The Articulate Medical Intelligence Explorer (AMIE), an artificial intelligence algorithm, has been trained to have medical conversations. In talks with "patients" who were trained actors, it did as well as or even better than human doctors.
AMIE, based on a big language model developed by Google, showed better accuracy in diagnosing respiratory issues, cardiovascular conditions, and various illnesses compared to a regular doctor. Additionally, it extracted a similar amount of information from conversations as human doctors did, showing more empathy, according to a preprint study by Tao Tu and colleagues from Google Research and Google DeepMind.
Creating the Algorithm
Talking between doctors and patients (anamnesis) is vital for diagnosing and treating illnesses. AI systems that can handle these conversations could make medical help more accessible and better.
The developers faced a challenge because there wasn't enough medical conversation data. So, they fine-tuned the LLM base model using real datasets like electronic health records and transcribed medical conversations in the first phase.
To further train the model, researchers had the LLM play the role of a person with a specific ailment or an empathetic doctor. The algorithm also acted as a critical colleague, evaluating the doctor's interaction and giving feedback.
Successful Testing
In the testing phase, 20 participants (actors simulating symptoms) had online text-based consultations with AMIE and 20 general practitioners. Participants didn't know if they were talking to a human or a bot. AMIE matched or exceeded the accuracy of doctors in all six medical specialties and outperformed human doctors in 24 out of 26 conversation quality criteria.

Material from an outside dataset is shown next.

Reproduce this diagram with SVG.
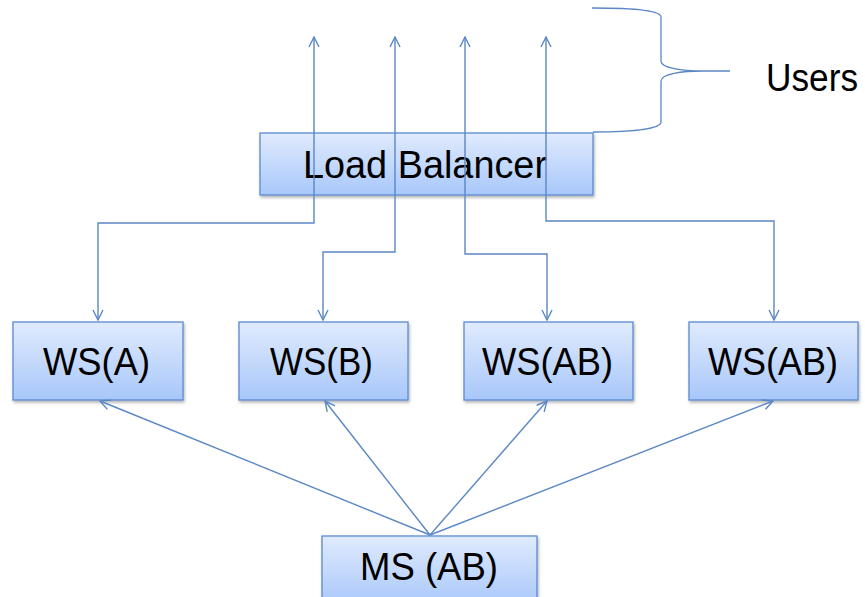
<svg xmlns="http://www.w3.org/2000/svg" width="865" height="597" viewBox="0 0 865 597">
  <defs>
    <linearGradient id="boxFill" x1="0" y1="0" x2="0" y2="1">
      <stop offset="0" stop-color="#e0ebfd"/>
      <stop offset="1" stop-color="#a8c7fa"/>
    </linearGradient>
    <filter id="shadow" x="-10%" y="-10%" width="120%" height="130%">
      <feDropShadow dx="1" dy="2" stdDeviation="1.5" flood-color="#000" flood-opacity="0.3"/>
    </filter>
    <marker id="arrow" viewBox="0 0 12 12" refX="11" refY="6" markerWidth="12" markerHeight="12" markerUnits="userSpaceOnUse" orient="auto-start-reverse">
      <path d="M1,1 L11,6 L1,11" fill="none" stroke="#5b87c5" stroke-width="1.4"/>
    </marker>
  </defs>
  <style>
    .box { fill: url(#boxFill); stroke: #5b8ad0; stroke-width: 1.3; filter: url(#shadow); }
    .label { font-family: "Liberation Sans", Arial, sans-serif; font-size: 38px; fill: #000; }
    .wire { fill: none; stroke: #5b87c5; stroke-width: 1.4; }
    .both { marker-start: url(#arrow); marker-end: url(#arrow); }
    .one { marker-end: url(#arrow); }
    .brace { fill: none; stroke: #5b87c5; stroke-width: 1.3; }
  </style>
  <rect width="865" height="597" fill="#fff"/>

  <g id="load-balancer">
    <rect class="box" x="260" y="133" width="333" height="62"/>
    <text class="label" x="303" y="178" textLength="244" lengthAdjust="spacingAndGlyphs">Load Balancer</text>
  </g>

  <g id="ws-a">
    <rect class="box" x="13" y="322" width="170" height="78"/>
    <text class="label" x="43" y="375" textLength="107" lengthAdjust="spacingAndGlyphs">WS(A)</text>
  </g>
  <g id="ws-b">
    <rect class="box" x="239" y="322" width="169" height="78"/>
    <text class="label" x="270" y="375" textLength="103" lengthAdjust="spacingAndGlyphs">WS(B)</text>
  </g>
  <g id="ws-ab-1">
    <rect class="box" x="464" y="322" width="169" height="78"/>
    <text class="label" x="482" y="375" textLength="131" lengthAdjust="spacingAndGlyphs">WS(AB)</text>
  </g>
  <g id="ws-ab-2">
    <rect class="box" x="689" y="322" width="169" height="78"/>
    <text class="label" x="708" y="375" textLength="130" lengthAdjust="spacingAndGlyphs">WS(AB)</text>
  </g>
  <g id="ms-ab">
    <rect class="box" x="322" y="536" width="215" height="70"/>
    <text class="label" x="360" y="580" textLength="138" lengthAdjust="spacingAndGlyphs">MS (AB)</text>
  </g>

  <g id="users">
    <path class="brace" d="M592,8 C632,8 661,10 661,17 L661,61 C661,68 682,71 703,71 C682,71 661,74 661,81 L661,122 C661,129 632,132 593,132 M703,71 L730,71"/>
    <text class="label" x="766" y="91" textLength="92" lengthAdjust="spacingAndGlyphs">Users</text>
  </g>

  <g id="connectors">
    <!-- elbow routes: users side above, web servers below -->
    <path class="wire both" d="M314,37 L314,223 L98,223 L98,320"/>
    <path class="wire both" d="M395,37 L395,252 L323,252 L323,320"/>
    <path class="wire both" d="M465,37 L465,254 L547,254 L547,320"/>
    <path class="wire both" d="M546,37 L546,221 L774,221 L774,320"/>
    <!-- fan-out from the master server -->
    <path class="wire one" d="M430,535 L100,401"/>
    <path class="wire one" d="M430,535 L325,401"/>
    <path class="wire one" d="M430,535 L547,401"/>
    <path class="wire one" d="M430,535 L773,401"/>
  </g>
</svg>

Alan Karthikesalingam, a clinical researcher at Google Health, noted that general practitioners might not be used to text-based chat, affecting their performance. He also mentioned doctors might tire faster than a bot with long, structured responses.
Challenges Ahead
After the successful pilot, researchers plan more studies to identify biases and ensure consistent results. The Google team is also addressing ethical requirements for tests with real patients.
Privacy is a crucial concern. Daniel Ting from Duke-NUS Medical School stressed the need for transparency about data storage and analysis.
Ensuring Good Care
Despite the potential of the chatbot, the authors highlight that it's not ready for clinical care. Adam Rodman, MD, from Harvard Medical School, emphasized that the tool should not replace doctor interaction. Medicine involves more than information; it's about human relationships.